NOTE: More businesses that won't operate legally

Help wanted
With Colorado farms short on migrant workers, local lawmakers start looking for solutions
by Anthony Lane
http://www.csindy.com/csindy/2007-08-23/news.html


Workers at Big Valley sometimes cut sod for 16-hour shifts on hot summer days.
Photo By Peter Fecteau


The sod-cutting crew at Big Valley Sod Farms in Ellicott can fill up to 10 semi trailers with rolled-up sod six or seven days a week. It's a backbreaking job, at times requiring 16-hour days to fill large orders.
Locals sometimes try their hand in the fields, says Denise King, the farm's office manager. But most quickly wither under the unyielding sun and seek work involving air conditioning and perhaps a comfy desk chair.

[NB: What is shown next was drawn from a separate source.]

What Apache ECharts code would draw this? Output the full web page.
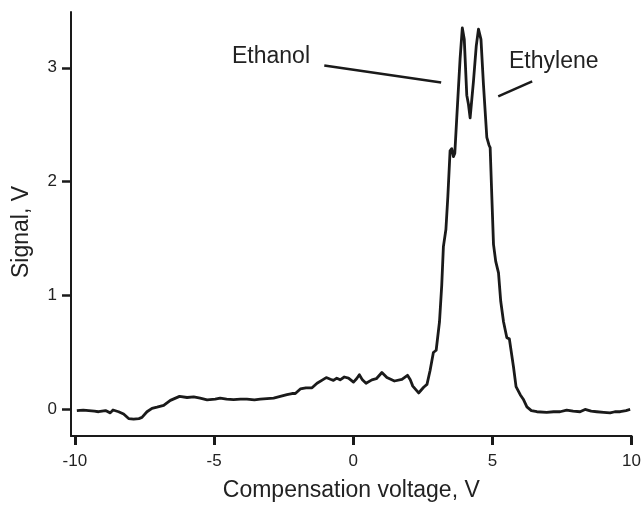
<!DOCTYPE html>
<html>
<head>
<meta charset="utf-8">
<script src="https://cdn.jsdelivr.net/npm/echarts@6/dist/echarts.min.js"></script>
<style>
html,body{margin:0;padding:0;background:#fff;}
#chart{width:644px;height:507px;}
</style>
</head>
<body>
<div id="chart"></div>
<script>
// Compensation voltage (V)
var voltage = [
  -9.93,-9.70,-9.50,-9.30,-9.15,-8.90,-8.73,-8.63,-8.43,-8.25,-8.07,-7.89,-7.70,-7.59,-7.41,-7.23,-7.05,-6.81,-6.57,-6.24,
  -5.97,-5.73,-5.50,-5.25,-4.96,-4.78,-4.55,-4.30,-4.05,-3.82,-3.55,-3.34,-3.10,-2.86,-2.62,-2.38,-2.20,-2.08,-1.90,-1.70,
  -1.48,-1.30,-1.10,-0.97,-0.82,-0.71,-0.59,-0.47,-0.32,-0.17,0.01,0.12,0.22,0.33,0.46,0.67,0.83,1.03,1.21,1.48,
  1.75,1.95,2.05,2.14,2.35,2.53,2.65,2.70,2.76,2.88,2.98,3.10,3.18,3.24,3.33,3.40,3.48,3.54,3.60,3.65,
  3.72,3.84,3.92,3.99,4.08,4.14,4.20,4.26,4.32,4.42,4.50,4.59,4.68,4.80,4.88,4.92,4.98,5.04,5.12,5.22,
  5.30,5.40,5.52,5.61,5.76,5.85,6.00,6.11,6.24,6.40,6.60,6.95,7.20,7.43,7.67,7.90,8.15,8.33,8.55,8.75,
  9.00,9.23,9.40,9.59,9.80,9.95
];
// Signal (V)
var signal = [
  -0.01,-0.005,-0.01,-0.015,-0.02,-0.01,-0.03,-0.005,-0.02,-0.04,-0.08,-0.085,-0.08,-0.07,-0.02,0.01,0.02,0.035,0.08,0.115,
  0.105,0.11,0.10,0.085,0.09,0.10,0.09,0.086,0.09,0.09,0.085,0.09,0.095,0.10,0.115,0.13,0.14,0.14,0.18,0.19,
  0.19,0.23,0.26,0.28,0.265,0.255,0.275,0.26,0.285,0.275,0.24,0.27,0.305,0.26,0.23,0.26,0.27,0.325,0.28,0.25,
  0.265,0.30,0.26,0.205,0.145,0.195,0.22,0.225,0.34,0.50,0.52,0.77,1.09,1.43,1.58,1.87,2.27,2.29,2.22,2.25,
  2.56,3.08,3.35,3.25,2.76,2.68,2.56,2.72,2.88,3.19,3.34,3.25,2.85,2.39,2.32,2.30,1.87,1.45,1.30,1.20,
  0.95,0.77,0.63,0.62,0.37,0.20,0.13,0.09,0.023,-0.01,-0.02,-0.025,-0.02,-0.02,-0.005,-0.015,-0.02,0.0,-0.015,-0.02,
  -0.025,-0.03,-0.02,-0.02,-0.01,0.0
];
var xTicks = [-10, -5, 0, 5, 10];
var yTicks = [0, 1, 2, 3];
var xTitle = 'Compensation voltage, V';
var yTitle = 'Signal, V';
var labelEthanol = 'Ethanol';
var labelEthylene = 'Ethylene';
// annotation pointer lines in data coordinates
var ethanolPointer = [[-1.04, 3.02], [3.16, 2.87]];
var ethylenePointer = [[5.21, 2.75], [6.43, 2.88]];

var pts = voltage.map(function (v, i) { return [v, signal[i]]; });
var font = "'Liberation Sans', Arial, sans-serif";
var ink = '#1a1a1a';

var chart = echarts.init(document.getElementById('chart'), null, {renderer: 'canvas'});
chart.setOption({
  animation: false,
  backgroundColor: '#ffffff',
  grid: {left: 71, right: 12, top: 12, bottom: 64, containLabel: false},
  xAxis: {
    type: 'value', min: -10.14, max: 10,
    splitLine: {show: false},
    axisLine: {show: true, onZero: false, lineStyle: {color: ink, width: 2}},
    axisTick: {show: true, customValues: xTicks, length: 9, lineStyle: {color: ink, width: 3}},
    axisLabel: {customValues: xTicks, margin: 17, color: '#222', fontSize: 17, fontFamily: font},
    name: xTitle, nameLocation: 'middle', nameGap: 43,
    nameTextStyle: {color: '#222', fontSize: 23, fontFamily: font}
  },
  yAxis: {
    type: 'value', min: -0.233, max: 3.49,
    splitLine: {show: false},
    axisLine: {show: true, onZero: false, lineStyle: {color: ink, width: 2}},
    axisTick: {show: true, customValues: yTicks, length: 9, lineStyle: {color: ink, width: 2.5}},
    axisLabel: {customValues: yTicks, margin: 14, color: '#222', fontSize: 17, fontFamily: font},
    name: yTitle, nameLocation: 'middle', nameGap: 38,
    nameTextStyle: {color: '#222', fontSize: 23, fontFamily: font, padding: [0, 0, 0, -16]}
  },
  series: [{
    type: 'line', data: pts, showSymbol: false, symbol: 'none',
    lineStyle: {color: ink, width: 2.8, join: 'round'},
    markLine: {
      silent: true, symbol: ['none', 'none'], label: {show: false},
      lineStyle: {color: ink, width: 2.5, type: 'solid'},
      data: [
        [{coord: ethanolPointer[0]}, {coord: ethanolPointer[1]}],
        [{coord: ethylenePointer[0]}, {coord: ethylenePointer[1]}]
      ]
    }
  }],
  graphic: [
    {type: 'text', left: 232, top: 45, style: {text: labelEthanol, fill: '#222', font: "23px " + font}},
    {type: 'text', left: 509, top: 50, style: {text: labelEthylene, fill: '#222', font: "23px " + font}}
  ]
});
</script>
</body>
</html>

"I think we have a lazy American working society," King says.

Like many Colorado agricultural businesses, Big Valley relies on immigrant workers to get the job done. But a year after new state laws went into effect that deal harshly with illegal workers and employers who hire them, many farmers say migrant workers are skipping the state, whether they're legal or not.

"We have farmers who need workers, and they have none," says Rep. Marsha Looper, R-Calhan. "If we don't have any help in our fields, we're not going to have any agriculture."

Looper is looking for a way to set up a two-year pilot program that would simplify the process for Colorado farmers to get foreign workers. It could establish one or more offices south of the border to help channel workers to the farms where they're needed. While she's still working out details of the proposal, she says it would be similar to Canada's temporary worker program.

"At the end of the day, this is a workforce, labor issue," Looper says.

The reports of a worker shortage are tied to a wide-ranging package of immigration laws passed by state legislators in a special session last summer. One law requires companies to verify their workers are in the country legally, while another sets new identification rules designed to keep people who are in the country illegally from obtaining many government services.

For Big Valley, the laws meant a change, if not a worker shortage. The farm started the process last October of applying for workers through the federal H-2A program, King says. Though the farm got only six of the 10 workers it asked for, she says, the effort paid off and the summer has gone well.

Down in Rocky Ford, Michael Hirakata says Hirakata Farms has cut production on the 800-acre farm by about 30 percent and is making do with about half the workers it had last year. Instead of growing labor-intensive crops like cantaloupes and watermelons, the farm is shifting toward corn, wheat and alfalfa.

With produce, Hirakata says, it's "getting to the point where it's not worth doing anymore."

Hirakata also applied for H-2A workers, preferring the hours of paperwork and phone calls to the possibility of hiring a worker with fake documents. That kind of error could cost thousands in fines, even for a first infraction.

"They expect us to police the deal," Hirakata says. "We're not trained to do that."

State Sen. Abel Tapia, D-Pueblo, calls Looper's plan "terrific" but notes that it could be difficult to fund. An easier step, he says, would be finding a way to get applications for workers processed more quickly.

But getting anything done to ease the worker shortage during the coming election year could be a challenge, Tapia says, and that could be a problem for some farmers.

"We're going to have land that goes unproductive," he says.